In the event of injustice, the Court can direct the authorities to consider the cases. However, in the present cases, the grant of relaxation in favour of one person, namely, Mr. T. Gnanavel, was a heart burning issue amongst all other similarly placed employees, who were already appointed in the same cadre of Fitter. Mr. T. Gnanavel, who was appointed as a Fitter, is now working as an Executive Engineer and all other colleagues, who were appointed as Fitters, are unable to get promotions or relaxations on par with him. Such being the factum of the case, the Government has to review all such cases and take appropriate decision by reviewing the facts and circumstances. 27. In this regard, the Secretary to Government, Municipal Administration and Water Supply Department, has to look into the issues in relation to the grant of relaxation to the writ petitioners as well as the said Mr.
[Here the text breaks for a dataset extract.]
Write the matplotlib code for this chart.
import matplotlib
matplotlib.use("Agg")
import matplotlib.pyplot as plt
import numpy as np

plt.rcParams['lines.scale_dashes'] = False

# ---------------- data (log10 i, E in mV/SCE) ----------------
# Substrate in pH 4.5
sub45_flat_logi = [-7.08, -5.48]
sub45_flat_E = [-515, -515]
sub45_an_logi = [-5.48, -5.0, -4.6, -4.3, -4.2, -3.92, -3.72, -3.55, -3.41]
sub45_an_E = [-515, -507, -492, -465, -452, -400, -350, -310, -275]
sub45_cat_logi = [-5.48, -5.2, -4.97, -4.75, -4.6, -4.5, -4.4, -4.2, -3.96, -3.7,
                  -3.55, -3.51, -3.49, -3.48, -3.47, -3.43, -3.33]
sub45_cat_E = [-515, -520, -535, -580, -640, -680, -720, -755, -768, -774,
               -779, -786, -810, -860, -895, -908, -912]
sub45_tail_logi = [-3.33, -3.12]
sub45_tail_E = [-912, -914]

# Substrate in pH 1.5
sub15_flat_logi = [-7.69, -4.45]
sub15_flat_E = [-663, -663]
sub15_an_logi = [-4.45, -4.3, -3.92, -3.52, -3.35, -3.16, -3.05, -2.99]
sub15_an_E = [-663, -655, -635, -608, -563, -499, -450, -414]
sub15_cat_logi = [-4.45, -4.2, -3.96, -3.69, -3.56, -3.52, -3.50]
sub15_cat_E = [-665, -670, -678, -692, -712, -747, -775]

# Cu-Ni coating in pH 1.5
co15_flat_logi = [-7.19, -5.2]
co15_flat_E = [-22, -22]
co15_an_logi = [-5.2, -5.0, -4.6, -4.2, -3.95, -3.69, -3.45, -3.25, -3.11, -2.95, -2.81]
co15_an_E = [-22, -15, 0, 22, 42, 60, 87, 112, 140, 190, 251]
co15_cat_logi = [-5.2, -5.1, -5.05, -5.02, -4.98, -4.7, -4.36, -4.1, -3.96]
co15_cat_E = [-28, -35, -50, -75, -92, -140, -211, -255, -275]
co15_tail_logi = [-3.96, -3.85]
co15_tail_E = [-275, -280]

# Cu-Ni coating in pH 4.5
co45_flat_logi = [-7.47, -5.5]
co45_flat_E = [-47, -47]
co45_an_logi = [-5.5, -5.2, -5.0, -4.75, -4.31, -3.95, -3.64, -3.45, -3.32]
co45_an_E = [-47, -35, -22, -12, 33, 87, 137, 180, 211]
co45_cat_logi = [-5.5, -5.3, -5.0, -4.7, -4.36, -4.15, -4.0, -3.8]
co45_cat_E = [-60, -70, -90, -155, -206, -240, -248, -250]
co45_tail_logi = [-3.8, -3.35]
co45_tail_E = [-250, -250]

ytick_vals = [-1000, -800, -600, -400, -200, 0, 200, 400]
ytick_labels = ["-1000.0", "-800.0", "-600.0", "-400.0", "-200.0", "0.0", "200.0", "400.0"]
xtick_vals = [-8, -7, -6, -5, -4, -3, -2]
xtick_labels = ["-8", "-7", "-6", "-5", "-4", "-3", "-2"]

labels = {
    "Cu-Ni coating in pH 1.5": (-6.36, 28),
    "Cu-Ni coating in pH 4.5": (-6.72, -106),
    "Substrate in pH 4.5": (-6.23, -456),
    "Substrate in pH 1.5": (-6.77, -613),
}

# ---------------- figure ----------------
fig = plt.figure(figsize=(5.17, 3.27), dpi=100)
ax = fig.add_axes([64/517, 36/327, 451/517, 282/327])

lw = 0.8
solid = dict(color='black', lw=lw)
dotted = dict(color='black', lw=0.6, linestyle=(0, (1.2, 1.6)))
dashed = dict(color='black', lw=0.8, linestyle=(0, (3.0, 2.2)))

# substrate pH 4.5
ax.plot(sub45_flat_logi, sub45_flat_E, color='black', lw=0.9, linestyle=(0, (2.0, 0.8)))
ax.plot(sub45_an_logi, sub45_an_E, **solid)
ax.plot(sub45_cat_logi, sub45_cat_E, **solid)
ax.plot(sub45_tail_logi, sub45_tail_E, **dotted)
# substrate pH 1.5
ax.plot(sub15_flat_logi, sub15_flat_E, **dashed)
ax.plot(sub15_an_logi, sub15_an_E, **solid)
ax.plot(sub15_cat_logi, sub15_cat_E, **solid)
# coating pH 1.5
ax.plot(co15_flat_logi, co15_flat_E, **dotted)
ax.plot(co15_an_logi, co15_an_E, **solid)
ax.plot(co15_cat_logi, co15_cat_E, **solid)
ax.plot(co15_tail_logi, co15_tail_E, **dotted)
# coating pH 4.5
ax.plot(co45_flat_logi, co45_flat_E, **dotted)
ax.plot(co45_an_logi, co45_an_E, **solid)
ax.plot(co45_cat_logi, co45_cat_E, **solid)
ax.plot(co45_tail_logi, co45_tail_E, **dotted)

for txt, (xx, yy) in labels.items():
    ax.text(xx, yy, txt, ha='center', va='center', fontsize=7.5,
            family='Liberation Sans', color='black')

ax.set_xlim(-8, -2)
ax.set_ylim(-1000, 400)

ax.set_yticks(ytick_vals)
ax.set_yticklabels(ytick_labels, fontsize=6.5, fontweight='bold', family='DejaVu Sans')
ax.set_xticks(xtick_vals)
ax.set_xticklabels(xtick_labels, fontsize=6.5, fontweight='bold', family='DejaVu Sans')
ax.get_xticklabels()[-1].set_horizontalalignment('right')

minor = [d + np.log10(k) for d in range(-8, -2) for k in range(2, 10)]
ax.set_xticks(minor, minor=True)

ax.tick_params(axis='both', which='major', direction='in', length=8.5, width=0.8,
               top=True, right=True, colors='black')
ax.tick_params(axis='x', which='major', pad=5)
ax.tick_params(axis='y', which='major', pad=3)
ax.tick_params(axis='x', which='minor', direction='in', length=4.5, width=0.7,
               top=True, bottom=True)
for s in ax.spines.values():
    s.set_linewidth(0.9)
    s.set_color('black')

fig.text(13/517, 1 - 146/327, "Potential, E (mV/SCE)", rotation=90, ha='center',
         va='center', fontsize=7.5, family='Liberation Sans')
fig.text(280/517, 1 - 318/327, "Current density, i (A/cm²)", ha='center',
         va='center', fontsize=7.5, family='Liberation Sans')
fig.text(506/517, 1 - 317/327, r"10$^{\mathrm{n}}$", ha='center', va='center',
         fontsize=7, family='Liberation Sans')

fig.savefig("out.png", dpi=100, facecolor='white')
T. Gnanavel and review the cases in the light of the legal principles settled and observed in the aforementioned paragraphs and pass revised orders. In the event of granting relaxation, it must be granted uniformly considering the facts and circumstances and the rules in force. In the event of not granting relaxation, then also appropriate orders are to be passed settling the issues in this regard amongst the employees and at the outset, the equality and uniformity are the basic principles to be implemented by the Government, while granting relaxation to all other similarly placed persons and working on par with the cadre.” 12. However, in the present instance, it can be seen as contended by the respondents in their counter affidavit that this relaxation was only offered owing to the outdoor service experience of Mr. Prabakaran, Mr. Thangaraj and Mr. Masanan. Thus the petitioner would not have been entitled to this relaxation even if he was considered for the same. 13. For the above reasons, the writ petition is dismissed. No Costs.